En el caso de Ciudadanos, un partido creado exprofeso para cortocircuitar la independencia catalana desde Cataluña, el asunto no plantea dificultades. Lo extraño parece ser el comportamiento del PSOE. Que su sucursal catalana está ya al borde de la extinción forma parte del saber convencional. Lo que quizá no esté tan claro es que, al someterse al nacionalismo español más cerril de Sánchez, identificado en esto con su mentor Rubalcaba, el PSOE también va camino de su destrucción.
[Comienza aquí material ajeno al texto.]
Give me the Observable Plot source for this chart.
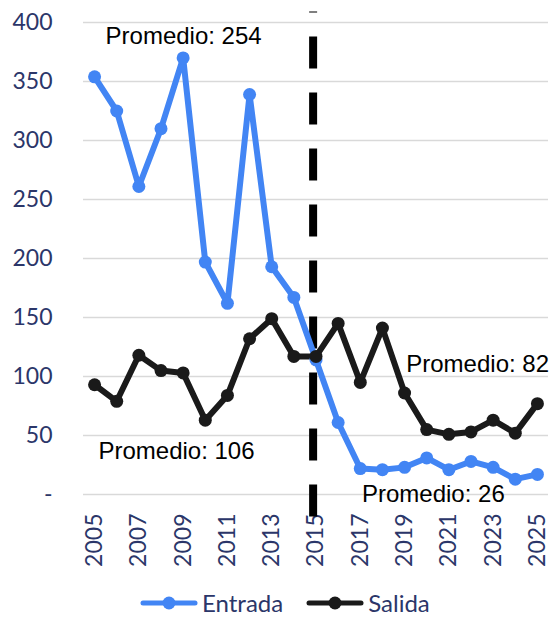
<!DOCTYPE html>
<html>
<head>
<meta charset="utf-8">
<script src="https://cdn.jsdelivr.net/npm/d3@7"></script>
<script src="https://cdn.jsdelivr.net/npm/@observablehq/plot@0.6"></script>
<style>
  html, body { margin: 0; padding: 0; background: #fff; }
  #chart svg { overflow: visible; display: block; }
  #legend { display: flex; justify-content: flex-start; align-items: center; height: 37px;
    padding-left: 140px; padding-top: 8px; box-sizing: border-box;
    font-family: Lato, sans-serif; font-size: 24px; color: #2b3669; }
  .item { display: flex; align-items: center; }
  .item svg { display: block; }
</style>
</head>
<body>
<div id="chart"></div>
<div id="legend"></div>
<script>
const years = [2005, 2006, 2007, 2008, 2009, 2010, 2011, 2012, 2013, 2014, 2015,
               2016, 2017, 2018, 2019, 2020, 2021, 2022, 2023, 2024, 2025];
const entrada = [354, 325, 261, 310, 370, 197, 162, 339, 193, 167, 114,
                 61, 22, 21, 23, 31, 21, 28, 23, 13, 17];
const salida = [93, 79, 118, 105, 103, 63, 84, 132, 149, 117, 117,
                145, 95, 141, 86, 55, 51, 53, 63, 52, 77];
const yTicks = [0, 50, 100, 150, 200, 250, 300, 350, 400];
const xTicks = [2005, 2007, 2009, 2011, 2013, 2015, 2017, 2019, 2021, 2023, 2025];
const seriesNames = ["Entrada", "Salida"];
const seriesColors = ["#4285f4", "#1a1a1a"];
const annotations = [
  {x: 2009.02, y: 382, text: "Promedio: 254"},
  {x: 2008.7, y: 30, text: "Promedio: 106"},
  {x: 2022.3, y: 104, text: "Promedio: 82"},
  {x: 2020.3, y: -6, text: "Promedio: 26"}
];
const breakYear = 2014.87;

const rows = [];
years.forEach((yr, i) => {
  rows.push({year: yr, value: entrada[i], serie: seriesNames[0]});
  rows.push({year: yr, value: salida[i], serie: seriesNames[1]});
});

const axisColor = "#2b3669";
const chart = Plot.plot({
  width: 551,
  height: 580,
  marginTop: 22,
  marginBottom: 86,
  marginLeft: 83,
  marginRight: 3,
  style: {fontFamily: "Lato, sans-serif", fontSize: "23px", background: "#fff", overflow: "visible"},
  x: {domain: [2004.5, 2025.5], label: null},
  y: {domain: [0, 400], label: null},
  color: {domain: seriesNames, range: seriesColors},
  marks: [
    Plot.ruleY(yTicks, {stroke: "#d9d9d9", strokeWidth: 1.5}),
    Plot.axisY({ticks: yTicks, tickSize: 0, tickPadding: 31, label: null,
      tickFormat: d => d === 0 ? "-" : String(d), fill: axisColor, fontSize: 23}),
    Plot.axisX({ticks: xTicks, tickSize: 0, tickPadding: 19, tickRotate: -90, label: null,
      tickFormat: d => String(d), fill: axisColor, fontSize: 23}),
    Plot.ruleX([breakYear], {y1: -19, y2: 409, stroke: "#000", strokeWidth: 8, strokeDasharray: "32,24"}),
    Plot.line(rows, {x: "year", y: "value", z: "serie", stroke: "serie", strokeWidth: 6}),
    Plot.dot(rows, {x: "year", y: "value", fill: "serie", r: 6.5, stroke: null}),
    Plot.text(annotations, {x: "x", y: "y", text: "text", textAnchor: "middle", lineAnchor: "bottom",
      fontFamily: "'Liberation Sans', Arial, sans-serif", fontSize: 24, fill: "#000"})
  ]
});
document.getElementById("chart").appendChild(chart);

const legend = document.getElementById("legend");
seriesNames.forEach((name, i) => {
  const item = document.createElement("div");
  item.className = "item";
  item.style.marginRight = i === 0 ? "23px" : "0";
  item.innerHTML = `<svg width="58" height="16"><line x1="3" x2="55" y1="8" y2="8" stroke="${seriesColors[i]}" stroke-width="5" stroke-linecap="round"/><circle cx="29" cy="8" r="6.5" fill="${seriesColors[i]}"/></svg><span style="margin-left:4px">${name}</span>`;
  legend.appendChild(item);
});
</script>
</body>
</html>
La dirección socialista actual no es capaz de ver que el país, España, ha cambiado, que la población no responde ya al primitivismo de cuarto de banderas que los nacionalespañoles le atribuyen. Los gestos de rotunda afirmación nacional de Sánchez, además de ridículamente bombásticos, chirrían en cualquier oído democrático: su lema electoral hace unas fechas de ¡Más España!, su flamígero ondear de la roja y gualda en cualquier ocasión, su inicuo “homenaje” a Lázaro Cárdenas en México con una ofrenda con esa misma bandera contra la que Cárdenas luchó toda su vida, atestiguan un nacionalismo español tan obtuso como el de la derecha tradicional. Y su última lamentable manipulación de apropiarse de la imagen de Pablo Iglesias Posse para recabar el voto de la militancia para este lamentable acuerdo, muestran que, al nacionalismo español, une una absoluta falta de escrúpulos respecto a la coherencia ideológica de la tradición socialista, convertida en puro marketing.
Una vez más se prueba que aquellos a quienes los dioses quieren perder, primero los vuelven ciegos.